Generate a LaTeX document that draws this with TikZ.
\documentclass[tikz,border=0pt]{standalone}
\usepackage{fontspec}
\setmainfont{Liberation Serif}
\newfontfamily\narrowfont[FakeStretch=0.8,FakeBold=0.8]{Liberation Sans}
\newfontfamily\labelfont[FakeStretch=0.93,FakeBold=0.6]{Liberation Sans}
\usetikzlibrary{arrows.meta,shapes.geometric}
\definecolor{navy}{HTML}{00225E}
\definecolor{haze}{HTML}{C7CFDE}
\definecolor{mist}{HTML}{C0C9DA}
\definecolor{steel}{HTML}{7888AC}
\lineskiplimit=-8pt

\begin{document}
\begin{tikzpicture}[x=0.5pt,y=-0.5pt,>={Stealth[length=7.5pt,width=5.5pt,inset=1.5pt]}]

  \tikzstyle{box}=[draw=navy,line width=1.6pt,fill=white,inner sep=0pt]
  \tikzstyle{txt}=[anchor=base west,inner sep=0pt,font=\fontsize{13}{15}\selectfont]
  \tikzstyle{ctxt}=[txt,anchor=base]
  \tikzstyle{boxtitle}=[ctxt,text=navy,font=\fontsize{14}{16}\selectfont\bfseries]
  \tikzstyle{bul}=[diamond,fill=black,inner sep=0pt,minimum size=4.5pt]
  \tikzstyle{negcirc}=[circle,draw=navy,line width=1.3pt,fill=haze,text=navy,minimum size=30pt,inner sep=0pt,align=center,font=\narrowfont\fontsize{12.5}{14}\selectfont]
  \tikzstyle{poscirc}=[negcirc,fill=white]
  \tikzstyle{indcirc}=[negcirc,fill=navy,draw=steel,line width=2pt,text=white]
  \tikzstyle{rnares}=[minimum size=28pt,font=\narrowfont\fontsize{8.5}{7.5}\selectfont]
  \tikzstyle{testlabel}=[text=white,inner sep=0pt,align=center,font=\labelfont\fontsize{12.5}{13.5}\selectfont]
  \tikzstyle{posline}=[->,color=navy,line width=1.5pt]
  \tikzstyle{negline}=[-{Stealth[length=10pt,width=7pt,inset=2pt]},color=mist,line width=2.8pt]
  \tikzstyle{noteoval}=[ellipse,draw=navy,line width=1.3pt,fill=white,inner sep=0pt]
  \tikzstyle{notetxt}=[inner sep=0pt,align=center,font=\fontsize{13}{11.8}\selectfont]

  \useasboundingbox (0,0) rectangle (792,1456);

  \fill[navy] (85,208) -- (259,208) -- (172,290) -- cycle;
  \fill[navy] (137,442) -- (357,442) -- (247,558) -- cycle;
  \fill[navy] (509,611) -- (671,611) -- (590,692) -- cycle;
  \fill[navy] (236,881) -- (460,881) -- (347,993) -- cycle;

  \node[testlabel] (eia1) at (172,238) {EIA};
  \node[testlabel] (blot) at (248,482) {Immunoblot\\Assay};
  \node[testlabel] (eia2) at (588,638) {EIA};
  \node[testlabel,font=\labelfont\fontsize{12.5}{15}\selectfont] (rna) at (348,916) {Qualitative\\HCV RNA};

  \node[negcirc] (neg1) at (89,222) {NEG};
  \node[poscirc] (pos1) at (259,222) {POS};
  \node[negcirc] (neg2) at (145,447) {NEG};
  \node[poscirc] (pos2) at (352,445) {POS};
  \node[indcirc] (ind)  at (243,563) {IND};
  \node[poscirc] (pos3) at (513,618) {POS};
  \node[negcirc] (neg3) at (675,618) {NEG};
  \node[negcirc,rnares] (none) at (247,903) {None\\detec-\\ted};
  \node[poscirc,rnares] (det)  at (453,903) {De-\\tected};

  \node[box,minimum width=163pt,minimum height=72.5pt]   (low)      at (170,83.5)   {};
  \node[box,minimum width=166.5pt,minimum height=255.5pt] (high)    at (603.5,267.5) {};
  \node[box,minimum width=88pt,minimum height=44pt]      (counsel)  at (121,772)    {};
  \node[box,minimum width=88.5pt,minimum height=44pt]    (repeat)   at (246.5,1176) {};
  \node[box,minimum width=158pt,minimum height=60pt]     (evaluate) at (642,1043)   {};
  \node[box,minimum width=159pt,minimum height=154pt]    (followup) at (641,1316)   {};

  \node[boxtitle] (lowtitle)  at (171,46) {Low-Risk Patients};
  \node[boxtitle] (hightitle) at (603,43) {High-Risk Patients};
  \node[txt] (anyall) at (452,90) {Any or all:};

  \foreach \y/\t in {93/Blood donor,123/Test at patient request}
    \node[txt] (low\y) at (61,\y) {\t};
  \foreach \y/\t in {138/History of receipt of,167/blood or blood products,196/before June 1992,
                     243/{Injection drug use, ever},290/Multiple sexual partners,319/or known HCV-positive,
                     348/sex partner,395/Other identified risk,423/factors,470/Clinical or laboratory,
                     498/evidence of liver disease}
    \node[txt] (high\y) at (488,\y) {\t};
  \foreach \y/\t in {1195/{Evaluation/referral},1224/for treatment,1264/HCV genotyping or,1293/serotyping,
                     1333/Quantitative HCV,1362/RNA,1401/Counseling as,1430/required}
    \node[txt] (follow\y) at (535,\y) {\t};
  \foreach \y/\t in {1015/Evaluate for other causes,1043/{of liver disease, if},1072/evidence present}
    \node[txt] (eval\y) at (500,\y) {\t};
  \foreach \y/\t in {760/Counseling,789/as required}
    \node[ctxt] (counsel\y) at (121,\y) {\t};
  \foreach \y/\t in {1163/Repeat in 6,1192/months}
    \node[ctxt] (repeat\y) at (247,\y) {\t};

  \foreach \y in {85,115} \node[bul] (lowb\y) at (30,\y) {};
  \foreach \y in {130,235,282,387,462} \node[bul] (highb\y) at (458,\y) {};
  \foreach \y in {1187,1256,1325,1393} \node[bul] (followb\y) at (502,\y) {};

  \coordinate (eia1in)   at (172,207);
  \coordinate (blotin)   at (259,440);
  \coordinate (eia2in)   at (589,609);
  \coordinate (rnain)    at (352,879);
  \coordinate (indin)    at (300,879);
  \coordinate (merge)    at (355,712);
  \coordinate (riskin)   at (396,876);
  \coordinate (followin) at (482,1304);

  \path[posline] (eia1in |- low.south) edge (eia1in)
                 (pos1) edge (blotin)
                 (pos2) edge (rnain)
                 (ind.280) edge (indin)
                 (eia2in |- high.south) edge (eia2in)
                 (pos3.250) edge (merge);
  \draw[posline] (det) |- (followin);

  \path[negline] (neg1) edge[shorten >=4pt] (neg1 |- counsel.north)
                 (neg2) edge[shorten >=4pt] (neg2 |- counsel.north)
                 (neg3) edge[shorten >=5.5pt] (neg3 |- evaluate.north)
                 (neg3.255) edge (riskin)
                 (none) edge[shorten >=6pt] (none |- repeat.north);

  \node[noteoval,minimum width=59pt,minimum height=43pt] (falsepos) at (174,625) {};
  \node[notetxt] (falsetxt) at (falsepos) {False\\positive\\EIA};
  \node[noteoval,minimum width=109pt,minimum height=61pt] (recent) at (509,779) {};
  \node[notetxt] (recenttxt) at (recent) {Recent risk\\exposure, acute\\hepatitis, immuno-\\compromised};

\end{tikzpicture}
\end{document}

**Required task**
Each line of the material should be duplicated exactly, please.

**Result of the task**
Generate a LaTeX document that draws this with TikZ.
\documentclass[tikz,border=0pt]{standalone}
\usepackage{fontspec}
\setmainfont{Liberation Serif}
\newfontfamily\narrowfont[FakeStretch=0.8,FakeBold=0.8]{Liberation Sans}
\newfontfamily\labelfont[FakeStretch=0.93,FakeBold=0.6]{Liberation Sans}
\usetikzlibrary{arrows.meta,shapes.geometric}
\definecolor{navy}{HTML}{00225E}
\definecolor{haze}{HTML}{C7CFDE}
\definecolor{mist}{HTML}{C0C9DA}
\definecolor{steel}{HTML}{7888AC}
\lineskiplimit=-8pt

\begin{document}
\begin{tikzpicture}[x=0.5pt,y=-0.5pt,>={Stealth[length=7.5pt,width=5.5pt,inset=1.5pt]}]

  \tikzstyle{box}=[draw=navy,line width=1.6pt,fill=white,inner sep=0pt]
  \tikzstyle{txt}=[anchor=base west,inner sep=0pt,font=\fontsize{13}{15}\selectfont]
  \tikzstyle{ctxt}=[txt,anchor=base]
  \tikzstyle{boxtitle}=[ctxt,text=navy,font=\fontsize{14}{16}\selectfont\bfseries]
  \tikzstyle{bul}=[diamond,fill=black,inner sep=0pt,minimum size=4.5pt]
  \tikzstyle{negcirc}=[circle,draw=navy,line width=1.3pt,fill=haze,text=navy,minimum size=30pt,inner sep=0pt,align=center,font=\narrowfont\fontsize{12.5}{14}\selectfont]
  \tikzstyle{poscirc}=[negcirc,fill=white]
  \tikzstyle{indcirc}=[negcirc,fill=navy,draw=steel,line width=2pt,text=white]
  \tikzstyle{rnares}=[minimum size=28pt,font=\narrowfont\fontsize{8.5}{7.5}\selectfont]
  \tikzstyle{testlabel}=[text=white,inner sep=0pt,align=center,font=\labelfont\fontsize{12.5}{13.5}\selectfont]
  \tikzstyle{posline}=[->,color=navy,line width=1.5pt]
  \tikzstyle{negline}=[-{Stealth[length=10pt,width=7pt,inset=2pt]},color=mist,line width=2.8pt]
  \tikzstyle{noteoval}=[ellipse,draw=navy,line width=1.3pt,fill=white,inner sep=0pt]
  \tikzstyle{notetxt}=[inner sep=0pt,align=center,font=\fontsize{13}{11.8}\selectfont]

  \useasboundingbox (0,0) rectangle (792,1456);

  \fill[navy] (85,208) -- (259,208) -- (172,290) -- cycle;
  \fill[navy] (137,442) -- (357,442) -- (247,558) -- cycle;
  \fill[navy] (509,611) -- (671,611) -- (590,692) -- cycle;
  \fill[navy] (236,881) -- (460,881) -- (347,993) -- cycle;

  \node[testlabel] (eia1) at (172,238) {EIA};
  \node[testlabel] (blot) at (248,482) {Immunoblot\\Assay};
  \node[testlabel] (eia2) at (588,638) {EIA};
  \node[testlabel,font=\labelfont\fontsize{12.5}{15}\selectfont] (rna) at (348,916) {Qualitative\\HCV RNA};

  \node[negcirc] (neg1) at (89,222) {NEG};
  \node[poscirc] (pos1) at (259,222) {POS};
  \node[negcirc] (neg2) at (145,447) {NEG};
  \node[poscirc] (pos2) at (352,445) {POS};
  \node[indcirc] (ind)  at (243,563) {IND};
  \node[poscirc] (pos3) at (513,618) {POS};
  \node[negcirc] (neg3) at (675,618) {NEG};
  \node[negcirc,rnares] (none) at (247,903) {None\\detec-\\ted};
  \node[poscirc,rnares] (det)  at (453,903) {De-\\tected};

  \node[box,minimum width=163pt,minimum height=72.5pt]   (low)      at (170,83.5)   {};
  \node[box,minimum width=166.5pt,minimum height=255.5pt] (high)    at (603.5,267.5) {};
  \node[box,minimum width=88pt,minimum height=44pt]      (counsel)  at (121,772)    {};
  \node[box,minimum width=88.5pt,minimum height=44pt]    (repeat)   at (246.5,1176) {};
  \node[box,minimum width=158pt,minimum height=60pt]     (evaluate) at (642,1043)   {};
  \node[box,minimum width=159pt,minimum height=154pt]    (followup) at (641,1316)   {};

  \node[boxtitle] (lowtitle)  at (171,46) {Low-Risk Patients};
  \node[boxtitle] (hightitle) at (603,43) {High-Risk Patients};
  \node[txt] (anyall) at (452,90) {Any or all:};

  \foreach \y/\t in {93/Blood donor,123/Test at patient request}
    \node[txt] (low\y) at (61,\y) {\t};
  \foreach \y/\t in {138/History of receipt of,167/blood or blood products,196/before June 1992,
                     243/{Injection drug use, ever},290/Multiple sexual partners,319/or known HCV-positive,
                     348/sex partner,395/Other identified risk,423/factors,470/Clinical or laboratory,
                     498/evidence of liver disease}
    \node[txt] (high\y) at (488,\y) {\t};
  \foreach \y/\t in {1195/{Evaluation/referral},1224/for treatment,1264/HCV genotyping or,1293/serotyping,
                     1333/Quantitative HCV,1362/RNA,1401/Counseling as,1430/required}
    \node[txt] (follow\y) at (535,\y) {\t};
  \foreach \y/\t in {1015/Evaluate for other causes,1043/{of liver disease, if},1072/evidence present}
    \node[txt] (eval\y) at (500,\y) {\t};
  \foreach \y/\t in {760/Counseling,789/as required}
    \node[ctxt] (counsel\y) at (121,\y) {\t};
  \foreach \y/\t in {1163/Repeat in 6,1192/months}
    \node[ctxt] (repeat\y) at (247,\y) {\t};

  \foreach \y in {85,115} \node[bul] (lowb\y) at (30,\y) {};
  \foreach \y in {130,235,282,387,462} \node[bul] (highb\y) at (458,\y) {};
  \foreach \y in {1187,1256,1325,1393} \node[bul] (followb\y) at (502,\y) {};

  \coordinate (eia1in)   at (172,207);
  \coordinate (blotin)   at (259,440);
  \coordinate (eia2in)   at (589,609);
  \coordinate (rnain)    at (352,879);
  \coordinate (indin)    at (300,879);
  \coordinate (merge)    at (355,712);
  \coordinate (riskin)   at (396,876);
  \coordinate (followin) at (482,1304);

  \path[posline] (eia1in |- low.south) edge (eia1in)
                 (pos1) edge (blotin)
                 (pos2) edge (rnain)
                 (ind.280) edge (indin)
                 (eia2in |- high.south) edge (eia2in)
                 (pos3.250) edge (merge);
  \draw[posline] (det) |- (followin);

  \path[negline] (neg1) edge[shorten >=4pt] (neg1 |- counsel.north)
                 (neg2) edge[shorten >=4pt] (neg2 |- counsel.north)
                 (neg3) edge[shorten >=5.5pt] (neg3 |- evaluate.north)
                 (neg3.255) edge (riskin)
                 (none) edge[shorten >=6pt] (none |- repeat.north);

  \node[noteoval,minimum width=59pt,minimum height=43pt] (falsepos) at (174,625) {};
  \node[notetxt] (falsetxt) at (falsepos) {False\\positive\\EIA};
  \node[noteoval,minimum width=109pt,minimum height=61pt] (recent) at (509,779) {};
  \node[notetxt] (recenttxt) at (recent) {Recent risk\\exposure, acute\\hepatitis, immuno-\\compromised};

\end{tikzpicture}
\end{document}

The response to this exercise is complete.